SHORT EXERCISE>
Output each line exactly as it appears, skipping any embedded picture.

[start]

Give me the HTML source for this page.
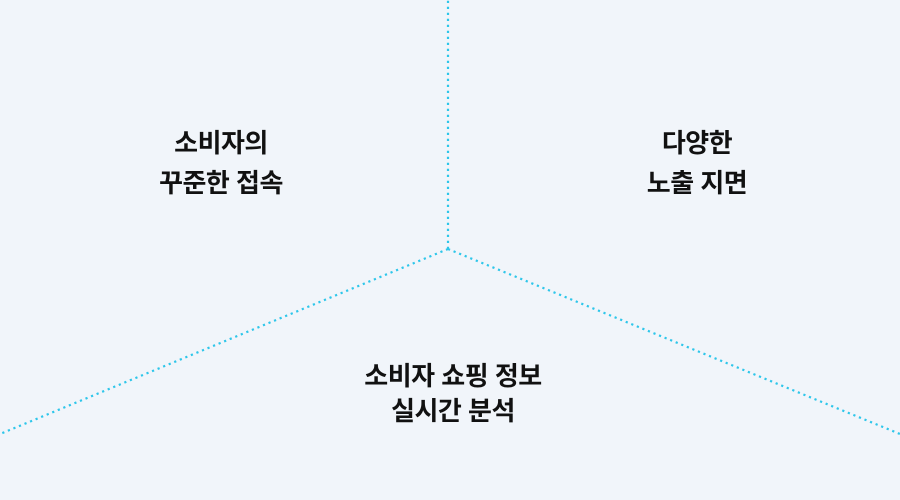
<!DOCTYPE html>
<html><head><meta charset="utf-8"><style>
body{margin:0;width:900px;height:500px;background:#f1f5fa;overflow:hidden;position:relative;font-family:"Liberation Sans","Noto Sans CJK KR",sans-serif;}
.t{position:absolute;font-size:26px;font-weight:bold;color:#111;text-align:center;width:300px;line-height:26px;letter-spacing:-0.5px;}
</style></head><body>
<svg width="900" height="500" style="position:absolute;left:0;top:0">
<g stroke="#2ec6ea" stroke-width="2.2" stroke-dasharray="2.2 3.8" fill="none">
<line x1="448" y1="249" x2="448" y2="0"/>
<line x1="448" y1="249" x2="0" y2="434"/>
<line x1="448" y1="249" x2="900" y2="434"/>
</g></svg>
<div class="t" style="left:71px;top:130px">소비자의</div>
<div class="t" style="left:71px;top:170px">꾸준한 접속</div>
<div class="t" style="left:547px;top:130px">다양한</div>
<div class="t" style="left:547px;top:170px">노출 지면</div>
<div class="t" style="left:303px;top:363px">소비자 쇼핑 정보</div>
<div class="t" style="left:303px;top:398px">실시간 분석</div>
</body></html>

[end]

RESULT OF THE EXERCISE>
Give me the HTML source for this page.
<!DOCTYPE html>
<html><head><meta charset="utf-8"><style>
body{margin:0;width:900px;height:500px;background:#f1f5fa;overflow:hidden;position:relative;font-family:"Liberation Sans","Noto Sans CJK KR",sans-serif;}
.t{position:absolute;font-size:26px;font-weight:bold;color:#111;text-align:center;width:300px;line-height:26px;letter-spacing:-0.5px;}
</style></head><body>
<svg width="900" height="500" style="position:absolute;left:0;top:0">
<g stroke="#2ec6ea" stroke-width="2.2" stroke-dasharray="2.2 3.8" fill="none">
<line x1="448" y1="249" x2="448" y2="0"/>
<line x1="448" y1="249" x2="0" y2="434"/>
<line x1="448" y1="249" x2="900" y2="434"/>
</g></svg>
<div class="t" style="left:71px;top:130px">소비자의</div>
<div class="t" style="left:71px;top:170px">꾸준한 접속</div>
<div class="t" style="left:547px;top:130px">다양한</div>
<div class="t" style="left:547px;top:170px">노출 지면</div>
<div class="t" style="left:303px;top:363px">소비자 쇼핑 정보</div>
<div class="t" style="left:303px;top:398px">실시간 분석</div>
</body></html>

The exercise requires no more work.